When the men behind Dog Haus recall the best of memories of their childhoods, they think of hot dogs. That’s true for André Vener, who grew up in Freiburg, Germany (“There were hot dog stands everywhere. You’d go to church and there were literally 12 hot dog stands”), and his partners who were raised Stateside. From birthday parties to playdates at a friend’s house, “Some of the best times in life have included a hot dog–the State Fair, the 4th of July, summer BBQs,” says co-owner Quasim Riaz. “For every great memory, the hot dog was there!”
So it’s logical that in 2010 when Vener decided to open a restaurant, he turned his attention to the hot dog. A conversation with friends Riaz and Hagop Giragossian showed that he wasn’t the only restaurateur who believed that this humble food was ready for a gourmet makeover. Riaz and Giragossian were college friends who had previously owned coffee truck Boar’s Java. Seventeen years ago, when Vener was president/CEO of the Pasadena Philharmonic, he hired them as the gourmet beverage truck. He’d liked doing business with them then and when he heard that they had just signed a lease to open up a hot dog restaurant, he was compelled to do business with them again–but as partners. “We holed up at my house one night, and over five bottles of wine came up with the name Dog Haus, and a clear vision of the concept,” says Vener. Three months later, the first location opened in Pasadena. And today there are two other Dog Hauses in the area.

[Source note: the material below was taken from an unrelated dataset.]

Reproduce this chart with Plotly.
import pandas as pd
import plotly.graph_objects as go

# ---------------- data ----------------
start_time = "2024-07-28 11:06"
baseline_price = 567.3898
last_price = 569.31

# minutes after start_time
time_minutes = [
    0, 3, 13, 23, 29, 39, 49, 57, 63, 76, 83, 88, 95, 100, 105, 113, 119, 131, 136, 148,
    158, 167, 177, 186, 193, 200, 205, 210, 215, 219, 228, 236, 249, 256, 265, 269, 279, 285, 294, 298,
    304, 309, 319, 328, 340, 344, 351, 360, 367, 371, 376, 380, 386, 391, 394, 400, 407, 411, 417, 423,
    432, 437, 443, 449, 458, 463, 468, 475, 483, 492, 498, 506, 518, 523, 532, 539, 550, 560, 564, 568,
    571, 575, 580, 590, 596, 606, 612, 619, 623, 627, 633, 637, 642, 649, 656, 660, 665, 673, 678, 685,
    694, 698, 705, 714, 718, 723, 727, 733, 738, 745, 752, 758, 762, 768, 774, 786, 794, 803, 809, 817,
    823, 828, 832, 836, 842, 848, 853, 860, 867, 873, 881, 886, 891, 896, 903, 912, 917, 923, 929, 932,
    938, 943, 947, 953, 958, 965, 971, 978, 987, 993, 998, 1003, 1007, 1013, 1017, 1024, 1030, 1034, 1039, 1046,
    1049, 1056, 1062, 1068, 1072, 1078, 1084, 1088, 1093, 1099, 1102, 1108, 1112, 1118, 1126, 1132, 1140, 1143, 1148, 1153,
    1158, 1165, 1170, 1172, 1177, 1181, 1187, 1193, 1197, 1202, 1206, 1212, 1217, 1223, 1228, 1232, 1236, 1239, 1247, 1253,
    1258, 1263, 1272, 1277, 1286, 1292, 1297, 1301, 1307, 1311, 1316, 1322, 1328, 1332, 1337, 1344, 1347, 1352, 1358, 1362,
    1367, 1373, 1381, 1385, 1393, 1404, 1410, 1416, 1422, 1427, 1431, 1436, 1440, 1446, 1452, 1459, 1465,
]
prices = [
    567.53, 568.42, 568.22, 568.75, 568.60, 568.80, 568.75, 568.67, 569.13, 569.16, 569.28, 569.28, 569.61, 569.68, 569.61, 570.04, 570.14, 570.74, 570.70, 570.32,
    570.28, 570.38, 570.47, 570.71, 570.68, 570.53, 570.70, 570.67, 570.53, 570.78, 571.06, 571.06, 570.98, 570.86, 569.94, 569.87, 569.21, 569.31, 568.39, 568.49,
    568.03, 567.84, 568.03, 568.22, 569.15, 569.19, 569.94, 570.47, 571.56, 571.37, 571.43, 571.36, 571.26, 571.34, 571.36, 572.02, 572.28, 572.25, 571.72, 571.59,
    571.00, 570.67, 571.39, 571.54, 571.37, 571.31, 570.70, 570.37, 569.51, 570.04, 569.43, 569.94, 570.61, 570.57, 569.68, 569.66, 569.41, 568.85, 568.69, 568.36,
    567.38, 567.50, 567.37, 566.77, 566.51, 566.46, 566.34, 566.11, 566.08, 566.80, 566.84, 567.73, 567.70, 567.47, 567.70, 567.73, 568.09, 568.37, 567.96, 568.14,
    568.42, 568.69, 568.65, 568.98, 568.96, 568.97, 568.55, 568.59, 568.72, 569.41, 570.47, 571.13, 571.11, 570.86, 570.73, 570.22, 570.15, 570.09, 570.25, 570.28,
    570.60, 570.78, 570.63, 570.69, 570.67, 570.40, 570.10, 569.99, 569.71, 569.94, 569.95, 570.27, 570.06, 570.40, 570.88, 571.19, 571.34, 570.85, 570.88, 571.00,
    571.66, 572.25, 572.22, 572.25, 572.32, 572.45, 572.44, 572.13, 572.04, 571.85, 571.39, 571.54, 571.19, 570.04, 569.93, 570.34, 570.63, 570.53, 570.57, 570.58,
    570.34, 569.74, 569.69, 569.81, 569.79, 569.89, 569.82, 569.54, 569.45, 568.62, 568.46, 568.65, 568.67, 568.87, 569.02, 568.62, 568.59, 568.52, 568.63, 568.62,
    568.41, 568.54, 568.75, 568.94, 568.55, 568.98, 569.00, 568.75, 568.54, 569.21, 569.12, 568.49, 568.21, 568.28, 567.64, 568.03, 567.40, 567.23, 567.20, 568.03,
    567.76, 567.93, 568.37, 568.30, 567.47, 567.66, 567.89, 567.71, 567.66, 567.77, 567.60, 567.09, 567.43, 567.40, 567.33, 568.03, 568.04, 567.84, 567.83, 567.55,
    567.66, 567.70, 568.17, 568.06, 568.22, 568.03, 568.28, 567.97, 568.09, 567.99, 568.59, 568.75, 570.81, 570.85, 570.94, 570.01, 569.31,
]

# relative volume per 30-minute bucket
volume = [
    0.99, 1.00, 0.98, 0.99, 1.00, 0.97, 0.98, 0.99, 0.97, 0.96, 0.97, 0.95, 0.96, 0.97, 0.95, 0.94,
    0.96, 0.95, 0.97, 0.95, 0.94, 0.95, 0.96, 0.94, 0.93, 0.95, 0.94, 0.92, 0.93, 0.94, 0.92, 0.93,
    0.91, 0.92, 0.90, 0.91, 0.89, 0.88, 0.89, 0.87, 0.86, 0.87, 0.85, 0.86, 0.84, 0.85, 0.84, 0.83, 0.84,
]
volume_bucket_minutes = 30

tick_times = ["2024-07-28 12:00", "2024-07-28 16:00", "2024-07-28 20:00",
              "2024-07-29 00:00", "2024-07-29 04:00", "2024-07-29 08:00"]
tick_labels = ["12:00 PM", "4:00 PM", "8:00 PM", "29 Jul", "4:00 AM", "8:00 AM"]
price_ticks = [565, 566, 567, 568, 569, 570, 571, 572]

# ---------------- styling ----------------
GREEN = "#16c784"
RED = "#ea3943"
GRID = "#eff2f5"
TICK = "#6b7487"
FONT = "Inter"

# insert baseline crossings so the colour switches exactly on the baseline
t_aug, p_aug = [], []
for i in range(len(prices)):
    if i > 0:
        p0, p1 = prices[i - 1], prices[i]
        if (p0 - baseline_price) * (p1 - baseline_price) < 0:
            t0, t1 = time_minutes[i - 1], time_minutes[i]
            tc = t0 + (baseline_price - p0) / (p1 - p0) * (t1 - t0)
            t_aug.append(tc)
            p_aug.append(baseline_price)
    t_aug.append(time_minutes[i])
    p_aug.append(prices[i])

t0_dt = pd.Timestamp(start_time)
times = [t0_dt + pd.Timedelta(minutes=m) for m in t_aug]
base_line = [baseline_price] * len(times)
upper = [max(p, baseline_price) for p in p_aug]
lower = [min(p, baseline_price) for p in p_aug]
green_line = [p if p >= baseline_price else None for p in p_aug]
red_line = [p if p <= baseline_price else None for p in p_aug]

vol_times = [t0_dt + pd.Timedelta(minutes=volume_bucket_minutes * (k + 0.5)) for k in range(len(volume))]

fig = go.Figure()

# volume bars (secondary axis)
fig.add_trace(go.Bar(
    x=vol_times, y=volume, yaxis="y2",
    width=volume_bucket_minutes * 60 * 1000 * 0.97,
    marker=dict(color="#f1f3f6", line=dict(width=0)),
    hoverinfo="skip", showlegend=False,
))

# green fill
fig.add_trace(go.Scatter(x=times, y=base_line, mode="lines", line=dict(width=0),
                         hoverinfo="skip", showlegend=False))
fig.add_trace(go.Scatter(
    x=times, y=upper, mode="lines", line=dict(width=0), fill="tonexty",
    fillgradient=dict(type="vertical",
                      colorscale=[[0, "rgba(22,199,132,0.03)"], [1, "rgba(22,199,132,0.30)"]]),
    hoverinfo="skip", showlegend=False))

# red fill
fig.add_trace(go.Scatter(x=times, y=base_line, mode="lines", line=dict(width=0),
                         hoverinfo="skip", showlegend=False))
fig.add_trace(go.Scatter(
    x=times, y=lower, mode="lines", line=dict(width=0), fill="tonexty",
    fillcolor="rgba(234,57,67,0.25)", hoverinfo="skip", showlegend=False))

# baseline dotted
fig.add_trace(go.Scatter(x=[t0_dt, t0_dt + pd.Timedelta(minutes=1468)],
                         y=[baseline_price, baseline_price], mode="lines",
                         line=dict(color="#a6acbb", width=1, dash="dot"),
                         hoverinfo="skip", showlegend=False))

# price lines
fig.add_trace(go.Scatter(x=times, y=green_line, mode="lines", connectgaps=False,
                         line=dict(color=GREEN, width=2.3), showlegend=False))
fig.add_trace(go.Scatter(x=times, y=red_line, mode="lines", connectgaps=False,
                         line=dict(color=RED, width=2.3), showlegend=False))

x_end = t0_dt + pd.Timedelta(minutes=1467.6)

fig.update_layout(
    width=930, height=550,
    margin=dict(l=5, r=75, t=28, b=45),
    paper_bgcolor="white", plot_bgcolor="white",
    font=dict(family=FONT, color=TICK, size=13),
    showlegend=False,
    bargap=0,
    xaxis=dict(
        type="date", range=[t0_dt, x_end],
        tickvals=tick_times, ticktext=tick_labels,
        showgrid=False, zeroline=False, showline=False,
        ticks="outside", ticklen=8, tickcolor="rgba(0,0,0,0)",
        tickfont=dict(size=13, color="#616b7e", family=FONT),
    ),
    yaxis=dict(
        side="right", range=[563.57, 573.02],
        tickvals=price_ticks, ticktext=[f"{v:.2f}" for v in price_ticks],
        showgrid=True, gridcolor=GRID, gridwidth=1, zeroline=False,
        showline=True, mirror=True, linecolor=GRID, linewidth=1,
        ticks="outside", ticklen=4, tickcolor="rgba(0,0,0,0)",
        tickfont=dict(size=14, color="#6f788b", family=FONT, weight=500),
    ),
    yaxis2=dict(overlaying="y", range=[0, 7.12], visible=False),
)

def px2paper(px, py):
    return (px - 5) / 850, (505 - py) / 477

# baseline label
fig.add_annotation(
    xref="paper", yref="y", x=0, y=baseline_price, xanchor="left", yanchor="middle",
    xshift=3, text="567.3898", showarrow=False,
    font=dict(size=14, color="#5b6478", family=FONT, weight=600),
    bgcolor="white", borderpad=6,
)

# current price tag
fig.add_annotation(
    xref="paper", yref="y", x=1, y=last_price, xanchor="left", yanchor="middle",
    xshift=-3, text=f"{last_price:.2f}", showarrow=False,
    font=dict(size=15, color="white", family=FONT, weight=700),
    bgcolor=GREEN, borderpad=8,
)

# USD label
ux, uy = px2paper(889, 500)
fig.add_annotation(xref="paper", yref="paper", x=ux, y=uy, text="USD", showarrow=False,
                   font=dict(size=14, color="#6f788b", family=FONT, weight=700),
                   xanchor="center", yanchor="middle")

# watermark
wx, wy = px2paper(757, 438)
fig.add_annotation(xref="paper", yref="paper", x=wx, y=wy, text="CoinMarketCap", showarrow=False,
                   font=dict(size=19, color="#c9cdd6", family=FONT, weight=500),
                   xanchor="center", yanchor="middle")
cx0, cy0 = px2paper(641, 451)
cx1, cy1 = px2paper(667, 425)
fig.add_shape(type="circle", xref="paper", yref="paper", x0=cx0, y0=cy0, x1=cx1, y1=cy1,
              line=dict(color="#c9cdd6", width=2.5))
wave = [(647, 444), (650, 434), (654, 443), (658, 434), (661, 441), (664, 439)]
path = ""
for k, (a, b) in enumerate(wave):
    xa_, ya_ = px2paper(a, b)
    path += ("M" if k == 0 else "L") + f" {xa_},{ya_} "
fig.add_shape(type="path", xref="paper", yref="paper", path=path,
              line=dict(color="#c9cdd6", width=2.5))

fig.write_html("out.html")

“The basic idea was to create a place to enjoy your favorite foods from childhood with your new grown-up palate,” says Vener, who heads marketing and finance. This was not going to be the hot dog of street vendors and kiddie parties–no Oscar Mayer at Dog Haus. Instead, they focused on high-quality ingredients, including sausages made for them by The Next Food Network Star Adam Gertler, and a low price point, with nothing costing over $7.

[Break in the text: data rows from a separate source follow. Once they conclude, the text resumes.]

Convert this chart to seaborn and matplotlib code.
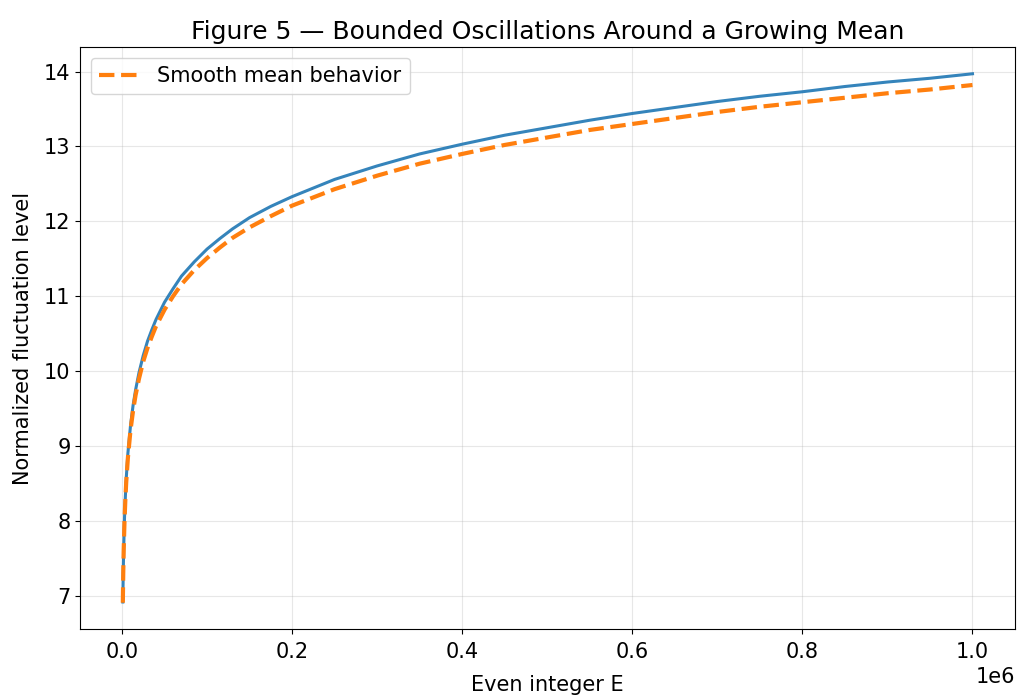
import numpy as np
import pandas as pd
import matplotlib
matplotlib.use("Agg")
import matplotlib.pyplot as plt
import seaborn as sns

# ==============================
# DADOS
# ==============================
even_e = [1e3, 1.5e3, 2e3, 3e3, 4e3, 5e3, 7e3, 1e4, 1.3e4, 1.6e4, 2e4,
          2.5e4, 3e4, 3.5e4, 4e4, 5e4, 6e4, 7e4, 8.5e4, 1e5, 1.15e5,
          1.3e5, 1.5e5, 1.75e5, 2e5, 2.5e5, 3e5, 3.5e5, 4e5, 4.5e5,
          5e5, 5.5e5, 6e5, 6.5e5, 7e5, 7.5e5, 8e5, 8.5e5, 9e5, 9.5e5, 1e6]
fluct_level = [6.92, 7.33, 7.63, 8.05, 8.33, 8.57, 8.91, 9.27, 9.54, 9.75,
               9.98, 10.21, 10.40, 10.55, 10.69, 10.92, 11.10, 11.27,
               11.46, 11.63, 11.77, 11.90, 12.05, 12.20, 12.33, 12.56,
               12.74, 12.90, 13.03, 13.15, 13.25, 13.35, 13.44, 13.52,
               13.60, 13.67, 13.73, 13.80, 13.86, 13.91, 13.97]
mean_level = [6.91, 7.31, 7.60, 8.01, 8.29, 8.52, 8.85, 9.21, 9.47, 9.68,
              9.90, 10.13, 10.31, 10.46, 10.60, 10.82, 11.00, 11.16,
              11.35, 11.51, 11.65, 11.78, 11.92, 12.07, 12.21, 12.43,
              12.61, 12.77, 12.90, 13.02, 13.12, 13.22, 13.30, 13.38,
              13.46, 13.53, 13.59, 13.65, 13.71, 13.76, 13.82]

df = pd.DataFrame({"E": even_e, "level": fluct_level, "mean": mean_level})

# ==============================
# GRÁFICO
# ==============================
fig, ax = plt.subplots(figsize=(10.17, 6.96), dpi=100)
fig.subplots_adjust(left=0.079, right=0.998, bottom=0.096, top=0.932)

sns.lineplot(data=df, x="E", y="level", ax=ax, color="#1f77b4",
             alpha=0.9, linewidth=2.2)
sns.lineplot(data=df, x="E", y="mean", ax=ax, color="#ff7f0e",
             linewidth=3, linestyle="--", label="Smooth mean behavior")

ax.set_title("Figure 5 \u2014 Bounded Oscillations Around a Growing Mean",
             fontsize=18)
ax.set_xlabel("Even integer E", fontsize=15, labelpad=9)
ax.set_ylabel("Normalized fluctuation level", fontsize=15, labelpad=8)
ax.tick_params(labelsize=15)
ax.tick_params(axis="x", pad=6)
ax.xaxis.get_offset_text().set_fontsize(15)
ax.grid(True, alpha=0.3)
ax.legend(loc="upper left", fontsize=15)

plt.savefig("out.png", dpi=100)
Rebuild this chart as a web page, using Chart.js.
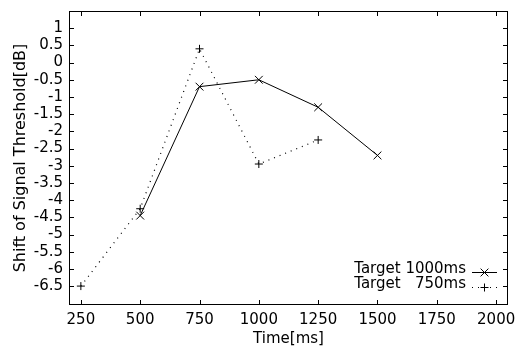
<!DOCTYPE html>
<html>
<head>
<meta charset="utf-8">
<script src="https://cdn.jsdelivr.net/npm/chart.js@4.4.0/dist/chart.umd.min.js"></script>
<style>
  html, body { margin: 0; padding: 0; background: #fff; }
  #wrap { width: 523px; height: 347px; }
</style>
</head>
<body>
<div id="wrap"><canvas id="chart"></canvas></div>
<script>
// values
const timesLong = [500, 750, 1000, 1250, 1500];
const shiftLong = [-4.45, -0.7, -0.5, -1.3, -2.7];
const timesShort = [250, 500, 750, 1000, 1250];
const shiftShort = [-6.5, -4.25, 0.4, -2.95, -2.25];

const xTicks = [250, 500, 750, 1000, 1250, 1500, 1750, 2000];
const yTicks = [-6.5, -6, -5.5, -5, -4.5, -4, -3.5, -3, -2.5, -2, -1.5, -1, -0.5, 0, 0.5, 1];
const seriesNames = ['Target 1000ms', 'Target   750ms'];

const FONT = 'DejaVu Sans';

// gnuplot style frame: box with inward ticks on all four sides
const framePlugin = {
    id: 'frame',
    afterDatasetsDraw(chart) {
        const { ctx, chartArea: a, scales: { x, y } } = chart;
        const len = 5;
        ctx.save();
        ctx.strokeStyle = '#000';
        ctx.lineWidth = 1;
        ctx.strokeRect(a.left + 0.5, a.top + 0.5, a.right - a.left - 1, a.bottom - a.top - 1);
        ctx.beginPath();
        xTicks.forEach(v => {
            const px = Math.round(x.getPixelForValue(v)) + 0.5;
            ctx.moveTo(px, a.bottom);
            ctx.lineTo(px, a.bottom - len);
            ctx.moveTo(px, a.top);
            ctx.lineTo(px, a.top + len);
        });
        yTicks.forEach(v => {
            const py = Math.round(y.getPixelForValue(v)) + 0.5;
            ctx.moveTo(a.left, py);
            ctx.lineTo(a.left + len, py);
            ctx.moveTo(a.right, py);
            ctx.lineTo(a.right - len, py);
        });
        ctx.stroke();
        ctx.restore();
    }
};

// key in the lower right corner, text right aligned, sample on the right
const keyPlugin = {
    id: 'key',
    afterDraw(chart) {
        const { ctx } = chart;
        const textRight = 466;
        const rows = [269, 284];
        ctx.save();
        ctx.font = `15px "${FONT}"`;
        ctx.fillStyle = '#000';
        ctx.textAlign = 'right';
        ctx.textBaseline = 'middle';
        chart.data.datasets.forEach((ds, i) => {
            ctx.fillText(ds.label, textRight, rows[i]);
            const ly = rows[i] + 3.5;
            ctx.save();
            ctx.strokeStyle = ds.borderColor;
            ctx.lineWidth = ds.borderWidth;
            ctx.setLineDash(ds.borderDash || []);
            ctx.beginPath();
            ctx.moveTo(472, ly);
            ctx.lineTo(497, ly);
            ctx.stroke();
            ctx.restore();
            Chart.helpers.drawPoint(ctx, {
                pointStyle: ds.pointStyle,
                radius: ds.pointRadius,
                borderWidth: 1,
                rotation: 0
            }, 484.5, ly);
        });
        ctx.restore();
    }
};

const noPadding = axis => {
    axis.paddingTop = 0;
    axis.paddingBottom = 0;
    axis.paddingLeft = 0;
    axis.paddingRight = 0;
};

new Chart(document.getElementById('chart'), {
    type: 'line',
    data: {
        datasets: [
            {
                label: seriesNames[0],
                data: timesLong.map((t, i) => ({ x: t, y: shiftLong[i] })),
                borderColor: '#000',
                backgroundColor: '#000',
                borderWidth: 1,
                pointStyle: 'crossRot',
                pointRadius: 5.5,
                pointBorderWidth: 1,
                pointBorderColor: '#000',
                tension: 0,
                fill: false
            },
            {
                label: seriesNames[1],
                data: timesShort.map((t, i) => ({ x: t, y: shiftShort[i] })),
                borderColor: '#000',
                backgroundColor: '#000',
                borderWidth: 1.2,
                borderDash: [1, 5],
                pointStyle: 'cross',
                pointRadius: 4,
                pointBorderWidth: 1,
                pointBorderColor: '#000',
                tension: 0,
                fill: false
            }
        ]
    },
    options: {
        responsive: true,
        maintainAspectRatio: false,
        animation: false,
        devicePixelRatio: 1,
        layout: { padding: { top: 11, right: 15, left: 0, bottom: 0 } },
        plugins: {
            legend: { display: false },
            tooltip: { enabled: false }
        },
        scales: {
            x: {
                type: 'linear',
                min: 200,
                max: 2050,
                afterBuildTicks: axis => { axis.ticks = xTicks.map(v => ({ value: v })); },
                afterFit: axis => { axis.height = 42; noPadding(axis); },
                grid: { display: false, drawTicks: false },
                border: { display: false },
                ticks: {
                    color: '#000',
                    padding: 6,
                    autoSkip: false,
                    maxRotation: 0,
                    callback: v => String(v),
                    font: { family: FONT, size: 15 }
                },
                title: {
                    display: true,
                    text: 'Time[ms]',
                    color: '#000',
                    font: { family: FONT, size: 15 },
                    padding: { top: 0, bottom: -1 }
                }
            },
            y: {
                type: 'linear',
                min: -7.05,
                max: 1.5,
                afterBuildTicks: axis => { axis.ticks = yTicks.map(v => ({ value: v })); },
                afterFit: axis => { axis.width = 69; noPadding(axis); },
                grid: { display: false, drawTicks: false },
                border: { display: false },
                ticks: {
                    color: '#000',
                    padding: 6,
                    autoSkip: false,
                    callback: v => String(v),
                    font: { family: FONT, size: 15 }
                },
                title: {
                    display: true,
                    text: 'Shift of Signal Threshold[dB]',
                    color: '#000',
                    font: { family: FONT, size: 16 },
                    padding: { top: 11, bottom: 0 }
                }
            }
        }
    },
    plugins: [framePlugin, keyPlugin]
});
</script>
</body>
</html>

The response proved that they were right, people did want hot dogs to get the gourmet treatment. Food & Wine magazine called it one of “America’s Best Hot Dogs” and the throngs of customers seemed to agree. Four years after opening, they have decided to expand. By summer, there will be 11 franchises in California, Denver, and Utah. There are also more than 52 planned locations. “We have big goals, but our number one priority is maintaining the integrity of the vision we have created,” says Riaz, who heads operations. To that end, they have brought in Michael Brown, who has headed kitchens for Google and Nike, as culinary director. “I work closely with [him] on efficiencies, test different items, and establish systems to protect our consistency and provide quality control,” explains Giragossian, who oversees franchise development and developed many of the recipes for Dog Haus.
While customers definitely seem to enjoy the fancied-up favorite, is the food still fun for the Dog Haus partners now that it’s their business? A big “yes” say all three, who are intent on spreading their passion for hot dogs. “If we could open a Dog Haus on Pluto we would,” says Riaz.